A seasoned professor could assign this book to students—although it lacks an index and footnotes—because its mosaic of worries and prescriptions offers unusual clarity. That’s no surprise: Reporting from Israel in the 1980s, I knew Hirsh Goodman as a good man to call when I wanted to hear something sensible. He covered the military, then went on to help run The Jerusalem Post and to found The Jerusalem Report. He has now done something rare in the literature of Middle East analysis by being unpredictable and unvarnished in his comprehensive appraisal of his country’s life expectancy.
Yet for all its virtues, his book sounds one false note, badly mischaracterizing President Obama’s “new beginning” address in Cairo in June 2009. There, at a low point in America’s relations with the Muslim world, Obama sought to heal and reassure without minimizing his country’s “strong bonds with Israel,” which he portrayed with unyielding eloquence. “This bond is unbreakable,” Obama declared. “It is based upon cultural and historical ties, and the recognition that the aspiration for a Jewish homeland is rooted in a tragic history that cannot be denied.”
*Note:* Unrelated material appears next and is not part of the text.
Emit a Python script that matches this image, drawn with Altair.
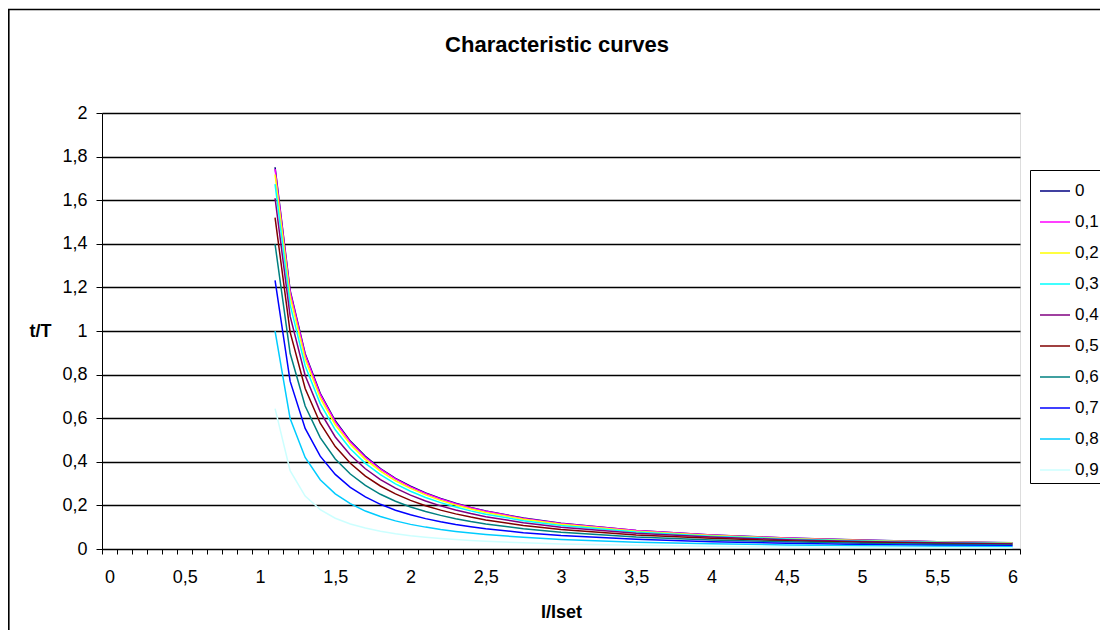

Along with many Israelis and American Jews, however, Goodman heard something different. When Obama followed a powerful paragraph on the Holocaust with a compassionate acknowledgment of Palestinians’ hardships, Goodman heard an allusion “to equivalency between the Holocaust and the plight of the Palestinian people.” You will search in vain through Obama’s words to find any such equivalency. When Obama pledged American support for Palestinian dignity and statehood, Goodman heard him placing all blame on Israel, as if “Israel’s actions were comparable to those of the Third Reich, in context if not in so many words.” No such absurdity exists in Obama’s speech.
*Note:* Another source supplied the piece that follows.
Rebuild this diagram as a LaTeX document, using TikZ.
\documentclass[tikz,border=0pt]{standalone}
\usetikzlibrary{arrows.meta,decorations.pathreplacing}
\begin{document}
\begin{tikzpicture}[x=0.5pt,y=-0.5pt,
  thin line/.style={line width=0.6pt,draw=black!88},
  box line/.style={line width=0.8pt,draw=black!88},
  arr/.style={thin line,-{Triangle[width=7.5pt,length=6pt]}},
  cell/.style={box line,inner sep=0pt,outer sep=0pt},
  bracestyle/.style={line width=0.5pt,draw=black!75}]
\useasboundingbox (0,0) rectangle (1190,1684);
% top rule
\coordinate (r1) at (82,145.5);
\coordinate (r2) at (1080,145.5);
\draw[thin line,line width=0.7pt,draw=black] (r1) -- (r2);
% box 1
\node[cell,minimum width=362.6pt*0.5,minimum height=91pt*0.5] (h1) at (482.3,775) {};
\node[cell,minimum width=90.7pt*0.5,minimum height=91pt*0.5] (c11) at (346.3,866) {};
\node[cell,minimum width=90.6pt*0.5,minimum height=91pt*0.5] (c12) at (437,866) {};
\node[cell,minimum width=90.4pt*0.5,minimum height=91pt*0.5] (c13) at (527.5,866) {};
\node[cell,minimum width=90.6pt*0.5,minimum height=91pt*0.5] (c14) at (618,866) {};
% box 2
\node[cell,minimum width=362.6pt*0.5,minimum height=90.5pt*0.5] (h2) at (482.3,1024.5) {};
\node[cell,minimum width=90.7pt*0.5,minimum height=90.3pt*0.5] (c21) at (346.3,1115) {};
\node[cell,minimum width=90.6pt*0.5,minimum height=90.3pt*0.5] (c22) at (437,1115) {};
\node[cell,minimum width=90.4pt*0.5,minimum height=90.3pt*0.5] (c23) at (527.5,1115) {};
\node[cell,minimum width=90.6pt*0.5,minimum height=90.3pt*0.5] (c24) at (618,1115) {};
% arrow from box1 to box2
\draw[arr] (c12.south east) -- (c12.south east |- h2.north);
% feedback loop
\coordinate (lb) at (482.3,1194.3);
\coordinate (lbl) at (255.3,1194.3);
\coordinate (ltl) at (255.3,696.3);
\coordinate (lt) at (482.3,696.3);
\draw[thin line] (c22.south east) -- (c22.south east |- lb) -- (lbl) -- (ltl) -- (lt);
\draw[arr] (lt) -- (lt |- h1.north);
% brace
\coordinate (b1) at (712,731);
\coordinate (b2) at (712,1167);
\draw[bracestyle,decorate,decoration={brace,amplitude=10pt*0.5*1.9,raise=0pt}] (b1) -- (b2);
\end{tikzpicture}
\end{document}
Therefore, I would add this to Goodman’s litany of dangers for Israel: that the rapprochement between the United States and the Muslim world will fail. A successful policy based on Obama’s message in Cairo would enhance Washington’s influence on behalf of Israeli-Palestinian peace. Otherwise, if tense distrust prevails between the Arabs and Israel’s sole true ally and benefactor, Israel’s search for acceptance and durability will be a lonely quest.